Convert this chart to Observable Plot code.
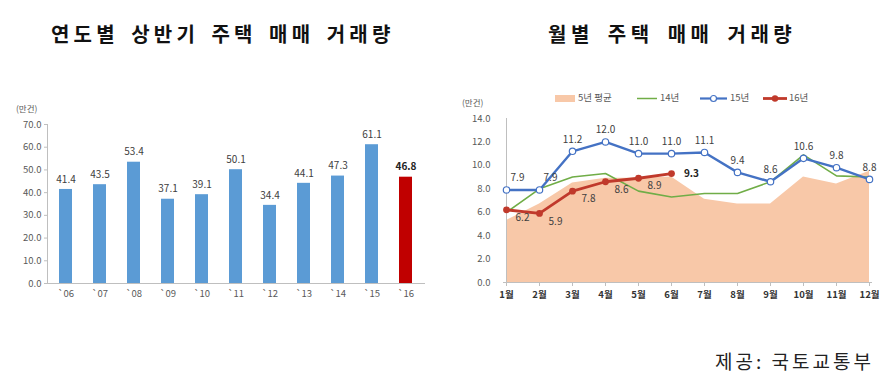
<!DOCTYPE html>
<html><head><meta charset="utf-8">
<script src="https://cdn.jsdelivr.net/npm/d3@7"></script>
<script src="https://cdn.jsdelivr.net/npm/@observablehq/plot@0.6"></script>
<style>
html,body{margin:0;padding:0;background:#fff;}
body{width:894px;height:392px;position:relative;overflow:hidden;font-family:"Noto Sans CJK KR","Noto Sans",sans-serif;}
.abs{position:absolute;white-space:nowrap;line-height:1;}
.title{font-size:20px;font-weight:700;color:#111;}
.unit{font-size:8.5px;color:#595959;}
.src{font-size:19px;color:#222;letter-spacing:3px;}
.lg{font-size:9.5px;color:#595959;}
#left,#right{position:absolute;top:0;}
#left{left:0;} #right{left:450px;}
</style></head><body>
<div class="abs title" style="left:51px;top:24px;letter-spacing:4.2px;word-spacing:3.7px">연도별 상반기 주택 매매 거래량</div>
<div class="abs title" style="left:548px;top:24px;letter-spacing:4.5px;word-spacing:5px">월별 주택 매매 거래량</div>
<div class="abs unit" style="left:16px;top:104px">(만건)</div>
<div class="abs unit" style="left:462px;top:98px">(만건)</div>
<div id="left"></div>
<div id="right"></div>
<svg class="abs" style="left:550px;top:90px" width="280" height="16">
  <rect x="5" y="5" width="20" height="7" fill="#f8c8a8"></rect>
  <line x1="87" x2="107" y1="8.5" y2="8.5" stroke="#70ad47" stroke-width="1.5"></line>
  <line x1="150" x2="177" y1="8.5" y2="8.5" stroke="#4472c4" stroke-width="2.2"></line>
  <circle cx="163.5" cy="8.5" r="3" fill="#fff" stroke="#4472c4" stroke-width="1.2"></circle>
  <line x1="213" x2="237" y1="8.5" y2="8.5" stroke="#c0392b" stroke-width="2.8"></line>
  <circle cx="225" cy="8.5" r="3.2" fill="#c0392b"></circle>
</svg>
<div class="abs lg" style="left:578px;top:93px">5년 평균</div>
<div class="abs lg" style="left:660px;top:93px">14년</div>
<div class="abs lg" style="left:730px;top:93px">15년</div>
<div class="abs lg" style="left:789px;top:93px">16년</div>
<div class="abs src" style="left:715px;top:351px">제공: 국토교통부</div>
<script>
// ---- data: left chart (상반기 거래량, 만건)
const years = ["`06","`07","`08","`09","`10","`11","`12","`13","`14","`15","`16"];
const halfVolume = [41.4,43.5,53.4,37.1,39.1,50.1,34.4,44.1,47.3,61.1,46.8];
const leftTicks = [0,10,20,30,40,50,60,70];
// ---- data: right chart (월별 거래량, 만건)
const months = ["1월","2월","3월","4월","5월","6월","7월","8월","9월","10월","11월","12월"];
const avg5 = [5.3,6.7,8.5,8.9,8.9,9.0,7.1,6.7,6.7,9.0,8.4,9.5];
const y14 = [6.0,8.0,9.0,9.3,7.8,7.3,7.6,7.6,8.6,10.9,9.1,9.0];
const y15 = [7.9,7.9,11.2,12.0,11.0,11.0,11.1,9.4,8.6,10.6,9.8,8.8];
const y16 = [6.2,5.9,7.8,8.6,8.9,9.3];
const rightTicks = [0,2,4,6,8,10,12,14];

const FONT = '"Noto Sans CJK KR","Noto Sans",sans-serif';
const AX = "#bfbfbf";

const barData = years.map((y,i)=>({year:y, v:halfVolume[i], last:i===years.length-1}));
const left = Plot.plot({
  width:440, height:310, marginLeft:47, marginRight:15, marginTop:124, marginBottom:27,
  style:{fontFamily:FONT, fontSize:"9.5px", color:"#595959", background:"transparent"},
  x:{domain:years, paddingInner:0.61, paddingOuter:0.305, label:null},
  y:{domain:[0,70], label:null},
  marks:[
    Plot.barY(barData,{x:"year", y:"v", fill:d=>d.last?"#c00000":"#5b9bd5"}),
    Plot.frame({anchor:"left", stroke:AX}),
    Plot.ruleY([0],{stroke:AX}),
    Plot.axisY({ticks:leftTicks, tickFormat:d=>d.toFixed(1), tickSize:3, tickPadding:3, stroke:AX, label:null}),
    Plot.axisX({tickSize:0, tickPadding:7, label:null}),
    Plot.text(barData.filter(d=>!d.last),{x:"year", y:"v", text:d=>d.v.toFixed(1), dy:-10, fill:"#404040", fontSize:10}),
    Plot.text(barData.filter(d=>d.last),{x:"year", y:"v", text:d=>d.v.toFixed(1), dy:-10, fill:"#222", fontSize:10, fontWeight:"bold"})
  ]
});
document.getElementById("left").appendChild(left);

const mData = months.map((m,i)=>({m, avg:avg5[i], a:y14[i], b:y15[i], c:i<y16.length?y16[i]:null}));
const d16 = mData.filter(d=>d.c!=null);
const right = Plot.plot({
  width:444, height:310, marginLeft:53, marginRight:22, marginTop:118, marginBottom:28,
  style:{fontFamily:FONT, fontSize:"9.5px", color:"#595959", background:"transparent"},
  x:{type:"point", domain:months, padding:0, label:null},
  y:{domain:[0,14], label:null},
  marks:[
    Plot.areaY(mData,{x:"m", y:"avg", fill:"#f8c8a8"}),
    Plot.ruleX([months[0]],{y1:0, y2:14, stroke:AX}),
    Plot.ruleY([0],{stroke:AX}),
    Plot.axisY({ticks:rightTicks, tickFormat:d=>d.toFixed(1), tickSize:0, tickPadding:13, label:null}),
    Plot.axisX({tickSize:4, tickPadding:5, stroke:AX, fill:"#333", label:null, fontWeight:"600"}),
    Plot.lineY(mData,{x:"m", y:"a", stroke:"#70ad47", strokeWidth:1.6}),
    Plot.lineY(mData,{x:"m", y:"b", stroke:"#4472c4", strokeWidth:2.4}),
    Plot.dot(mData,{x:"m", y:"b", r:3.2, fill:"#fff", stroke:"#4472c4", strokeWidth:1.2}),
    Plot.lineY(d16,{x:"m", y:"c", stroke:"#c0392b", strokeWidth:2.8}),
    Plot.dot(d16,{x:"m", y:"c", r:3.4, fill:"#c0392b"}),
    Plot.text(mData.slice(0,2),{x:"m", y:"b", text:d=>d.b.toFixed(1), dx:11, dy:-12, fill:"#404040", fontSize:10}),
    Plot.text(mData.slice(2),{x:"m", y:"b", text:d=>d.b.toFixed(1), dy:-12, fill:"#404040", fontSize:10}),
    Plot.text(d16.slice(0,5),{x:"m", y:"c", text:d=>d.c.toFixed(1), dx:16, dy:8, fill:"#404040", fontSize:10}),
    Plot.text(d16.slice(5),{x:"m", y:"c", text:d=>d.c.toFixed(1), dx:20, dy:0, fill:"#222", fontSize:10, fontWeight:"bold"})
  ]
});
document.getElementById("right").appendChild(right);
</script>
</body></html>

-- -- --

The task. Print the listing above in full, exactly as written. Omit any pictures.

Result below.
Convert this chart to Observable Plot code.
<!DOCTYPE html>
<html><head><meta charset="utf-8">
<script src="https://cdn.jsdelivr.net/npm/d3@7"></script>
<script src="https://cdn.jsdelivr.net/npm/@observablehq/plot@0.6"></script>
<style>
html,body{margin:0;padding:0;background:#fff;}
body{width:894px;height:392px;position:relative;overflow:hidden;font-family:"Noto Sans CJK KR","Noto Sans",sans-serif;}
.abs{position:absolute;white-space:nowrap;line-height:1;}
.title{font-size:20px;font-weight:700;color:#111;}
.unit{font-size:8.5px;color:#595959;}
.src{font-size:19px;color:#222;letter-spacing:3px;}
.lg{font-size:9.5px;color:#595959;}
#left,#right{position:absolute;top:0;}
#left{left:0;} #right{left:450px;}
</style></head><body>
<div class="abs title" style="left:51px;top:24px;letter-spacing:4.2px;word-spacing:3.7px">연도별 상반기 주택 매매 거래량</div>
<div class="abs title" style="left:548px;top:24px;letter-spacing:4.5px;word-spacing:5px">월별 주택 매매 거래량</div>
<div class="abs unit" style="left:16px;top:104px">(만건)</div>
<div class="abs unit" style="left:462px;top:98px">(만건)</div>
<div id="left"></div>
<div id="right"></div>
<svg class="abs" style="left:550px;top:90px" width="280" height="16">
  <rect x="5" y="5" width="20" height="7" fill="#f8c8a8"></rect>
  <line x1="87" x2="107" y1="8.5" y2="8.5" stroke="#70ad47" stroke-width="1.5"></line>
  <line x1="150" x2="177" y1="8.5" y2="8.5" stroke="#4472c4" stroke-width="2.2"></line>
  <circle cx="163.5" cy="8.5" r="3" fill="#fff" stroke="#4472c4" stroke-width="1.2"></circle>
  <line x1="213" x2="237" y1="8.5" y2="8.5" stroke="#c0392b" stroke-width="2.8"></line>
  <circle cx="225" cy="8.5" r="3.2" fill="#c0392b"></circle>
</svg>
<div class="abs lg" style="left:578px;top:93px">5년 평균</div>
<div class="abs lg" style="left:660px;top:93px">14년</div>
<div class="abs lg" style="left:730px;top:93px">15년</div>
<div class="abs lg" style="left:789px;top:93px">16년</div>
<div class="abs src" style="left:715px;top:351px">제공: 국토교통부</div>
<script>
// ---- data: left chart (상반기 거래량, 만건)
const years = ["`06","`07","`08","`09","`10","`11","`12","`13","`14","`15","`16"];
const halfVolume = [41.4,43.5,53.4,37.1,39.1,50.1,34.4,44.1,47.3,61.1,46.8];
const leftTicks = [0,10,20,30,40,50,60,70];
// ---- data: right chart (월별 거래량, 만건)
const months = ["1월","2월","3월","4월","5월","6월","7월","8월","9월","10월","11월","12월"];
const avg5 = [5.3,6.7,8.5,8.9,8.9,9.0,7.1,6.7,6.7,9.0,8.4,9.5];
const y14 = [6.0,8.0,9.0,9.3,7.8,7.3,7.6,7.6,8.6,10.9,9.1,9.0];
const y15 = [7.9,7.9,11.2,12.0,11.0,11.0,11.1,9.4,8.6,10.6,9.8,8.8];
const y16 = [6.2,5.9,7.8,8.6,8.9,9.3];
const rightTicks = [0,2,4,6,8,10,12,14];

const FONT = '"Noto Sans CJK KR","Noto Sans",sans-serif';
const AX = "#bfbfbf";

const barData = years.map((y,i)=>({year:y, v:halfVolume[i], last:i===years.length-1}));
const left = Plot.plot({
  width:440, height:310, marginLeft:47, marginRight:15, marginTop:124, marginBottom:27,
  style:{fontFamily:FONT, fontSize:"9.5px", color:"#595959", background:"transparent"},
  x:{domain:years, paddingInner:0.61, paddingOuter:0.305, label:null},
  y:{domain:[0,70], label:null},
  marks:[
    Plot.barY(barData,{x:"year", y:"v", fill:d=>d.last?"#c00000":"#5b9bd5"}),
    Plot.frame({anchor:"left", stroke:AX}),
    Plot.ruleY([0],{stroke:AX}),
    Plot.axisY({ticks:leftTicks, tickFormat:d=>d.toFixed(1), tickSize:3, tickPadding:3, stroke:AX, label:null}),
    Plot.axisX({tickSize:0, tickPadding:7, label:null}),
    Plot.text(barData.filter(d=>!d.last),{x:"year", y:"v", text:d=>d.v.toFixed(1), dy:-10, fill:"#404040", fontSize:10}),
    Plot.text(barData.filter(d=>d.last),{x:"year", y:"v", text:d=>d.v.toFixed(1), dy:-10, fill:"#222", fontSize:10, fontWeight:"bold"})
  ]
});
document.getElementById("left").appendChild(left);

const mData = months.map((m,i)=>({m, avg:avg5[i], a:y14[i], b:y15[i], c:i<y16.length?y16[i]:null}));
const d16 = mData.filter(d=>d.c!=null);
const right = Plot.plot({
  width:444, height:310, marginLeft:53, marginRight:22, marginTop:118, marginBottom:28,
  style:{fontFamily:FONT, fontSize:"9.5px", color:"#595959", background:"transparent"},
  x:{type:"point", domain:months, padding:0, label:null},
  y:{domain:[0,14], label:null},
  marks:[
    Plot.areaY(mData,{x:"m", y:"avg", fill:"#f8c8a8"}),
    Plot.ruleX([months[0]],{y1:0, y2:14, stroke:AX}),
    Plot.ruleY([0],{stroke:AX}),
    Plot.axisY({ticks:rightTicks, tickFormat:d=>d.toFixed(1), tickSize:0, tickPadding:13, label:null}),
    Plot.axisX({tickSize:4, tickPadding:5, stroke:AX, fill:"#333", label:null, fontWeight:"600"}),
    Plot.lineY(mData,{x:"m", y:"a", stroke:"#70ad47", strokeWidth:1.6}),
    Plot.lineY(mData,{x:"m", y:"b", stroke:"#4472c4", strokeWidth:2.4}),
    Plot.dot(mData,{x:"m", y:"b", r:3.2, fill:"#fff", stroke:"#4472c4", strokeWidth:1.2}),
    Plot.lineY(d16,{x:"m", y:"c", stroke:"#c0392b", strokeWidth:2.8}),
    Plot.dot(d16,{x:"m", y:"c", r:3.4, fill:"#c0392b"}),
    Plot.text(mData.slice(0,2),{x:"m", y:"b", text:d=>d.b.toFixed(1), dx:11, dy:-12, fill:"#404040", fontSize:10}),
    Plot.text(mData.slice(2),{x:"m", y:"b", text:d=>d.b.toFixed(1), dy:-12, fill:"#404040", fontSize:10}),
    Plot.text(d16.slice(0,5),{x:"m", y:"c", text:d=>d.c.toFixed(1), dx:16, dy:8, fill:"#404040", fontSize:10}),
    Plot.text(d16.slice(5),{x:"m", y:"c", text:d=>d.c.toFixed(1), dx:20, dy:0, fill:"#222", fontSize:10, fontWeight:"bold"})
  ]
});
document.getElementById("right").appendChild(right);
</script>
</body></html>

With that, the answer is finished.